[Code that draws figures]
--*--

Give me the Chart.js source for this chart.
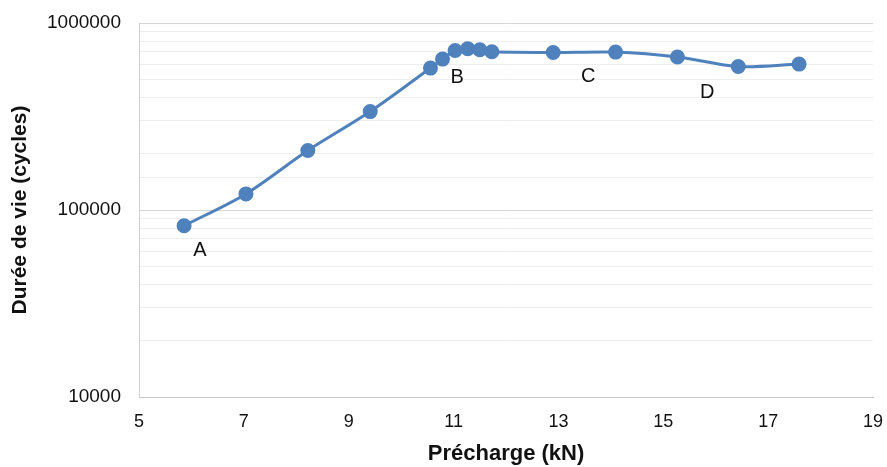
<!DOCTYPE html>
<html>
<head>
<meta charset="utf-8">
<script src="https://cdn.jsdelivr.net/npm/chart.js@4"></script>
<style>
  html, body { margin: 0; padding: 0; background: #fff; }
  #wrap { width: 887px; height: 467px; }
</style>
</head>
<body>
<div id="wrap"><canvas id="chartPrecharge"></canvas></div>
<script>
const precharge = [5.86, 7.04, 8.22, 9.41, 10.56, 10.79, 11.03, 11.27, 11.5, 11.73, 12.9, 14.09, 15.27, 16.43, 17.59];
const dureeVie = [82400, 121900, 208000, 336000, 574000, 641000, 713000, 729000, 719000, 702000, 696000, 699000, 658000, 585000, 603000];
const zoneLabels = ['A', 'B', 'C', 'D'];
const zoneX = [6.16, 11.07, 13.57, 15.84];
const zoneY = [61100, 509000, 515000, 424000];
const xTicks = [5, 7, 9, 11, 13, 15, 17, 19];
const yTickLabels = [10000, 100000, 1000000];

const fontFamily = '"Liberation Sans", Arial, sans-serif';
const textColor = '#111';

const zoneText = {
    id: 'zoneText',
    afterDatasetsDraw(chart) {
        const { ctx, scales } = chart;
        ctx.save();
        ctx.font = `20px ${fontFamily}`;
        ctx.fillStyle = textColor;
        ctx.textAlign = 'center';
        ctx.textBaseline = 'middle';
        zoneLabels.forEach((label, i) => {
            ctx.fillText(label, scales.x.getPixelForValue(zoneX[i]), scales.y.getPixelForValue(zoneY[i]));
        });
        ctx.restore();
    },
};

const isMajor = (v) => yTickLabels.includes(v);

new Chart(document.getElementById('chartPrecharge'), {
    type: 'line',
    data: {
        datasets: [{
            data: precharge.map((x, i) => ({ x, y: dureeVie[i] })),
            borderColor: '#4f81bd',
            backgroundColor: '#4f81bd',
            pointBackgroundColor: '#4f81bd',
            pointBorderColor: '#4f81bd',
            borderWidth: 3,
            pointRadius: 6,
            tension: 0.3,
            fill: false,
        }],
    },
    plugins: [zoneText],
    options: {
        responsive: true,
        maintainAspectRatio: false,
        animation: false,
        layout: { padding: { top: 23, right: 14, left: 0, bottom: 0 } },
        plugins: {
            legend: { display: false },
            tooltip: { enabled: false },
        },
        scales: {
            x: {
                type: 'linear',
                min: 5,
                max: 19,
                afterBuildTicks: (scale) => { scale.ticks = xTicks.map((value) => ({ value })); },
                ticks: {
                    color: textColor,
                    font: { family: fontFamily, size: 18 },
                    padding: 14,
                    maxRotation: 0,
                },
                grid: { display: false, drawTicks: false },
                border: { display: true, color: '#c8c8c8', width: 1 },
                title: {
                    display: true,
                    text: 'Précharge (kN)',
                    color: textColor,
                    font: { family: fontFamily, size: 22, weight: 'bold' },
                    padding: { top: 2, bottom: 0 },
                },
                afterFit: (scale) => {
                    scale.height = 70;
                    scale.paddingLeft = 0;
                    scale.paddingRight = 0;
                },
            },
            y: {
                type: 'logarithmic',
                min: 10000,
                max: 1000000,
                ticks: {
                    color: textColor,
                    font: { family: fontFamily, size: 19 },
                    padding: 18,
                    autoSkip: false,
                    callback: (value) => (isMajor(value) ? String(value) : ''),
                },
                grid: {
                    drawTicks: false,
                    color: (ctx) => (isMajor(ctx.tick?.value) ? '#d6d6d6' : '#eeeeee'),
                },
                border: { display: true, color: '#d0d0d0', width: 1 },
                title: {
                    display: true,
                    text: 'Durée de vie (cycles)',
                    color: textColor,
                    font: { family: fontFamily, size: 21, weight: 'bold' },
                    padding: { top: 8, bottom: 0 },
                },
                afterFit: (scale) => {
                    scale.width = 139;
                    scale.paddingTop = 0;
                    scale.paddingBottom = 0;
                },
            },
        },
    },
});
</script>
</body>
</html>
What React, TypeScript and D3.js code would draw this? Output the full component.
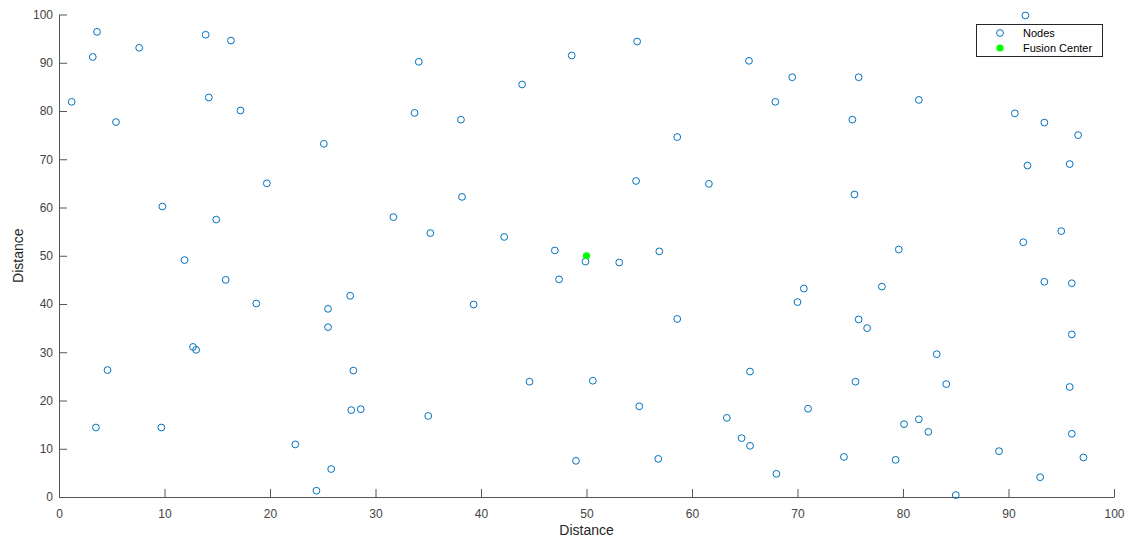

--*--

◆ **Task details**
Copy exactly the lines running from the beginning of the listing through the line that has "const yTickLabels = [10000, 100000, 1000000];". Drop the pictures.

◆ **Exercise solution**
Give me the Chart.js source for this chart.
<!DOCTYPE html>
<html>
<head>
<meta charset="utf-8">
<script src="https://cdn.jsdelivr.net/npm/chart.js@4"></script>
<style>
  html, body { margin: 0; padding: 0; background: #fff; }
  #wrap { width: 887px; height: 467px; }
</style>
</head>
<body>
<div id="wrap"><canvas id="chartPrecharge"></canvas></div>
<script>
const precharge = [5.86, 7.04, 8.22, 9.41, 10.56, 10.79, 11.03, 11.27, 11.5, 11.73, 12.9, 14.09, 15.27, 16.43, 17.59];
const dureeVie = [82400, 121900, 208000, 336000, 574000, 641000, 713000, 729000, 719000, 702000, 696000, 699000, 658000, 585000, 603000];
const zoneLabels = ['A', 'B', 'C', 'D'];
const zoneX = [6.16, 11.07, 13.57, 15.84];
const zoneY = [61100, 509000, 515000, 424000];
const xTicks = [5, 7, 9, 11, 13, 15, 17, 19];
const yTickLabels = [10000, 100000, 1000000];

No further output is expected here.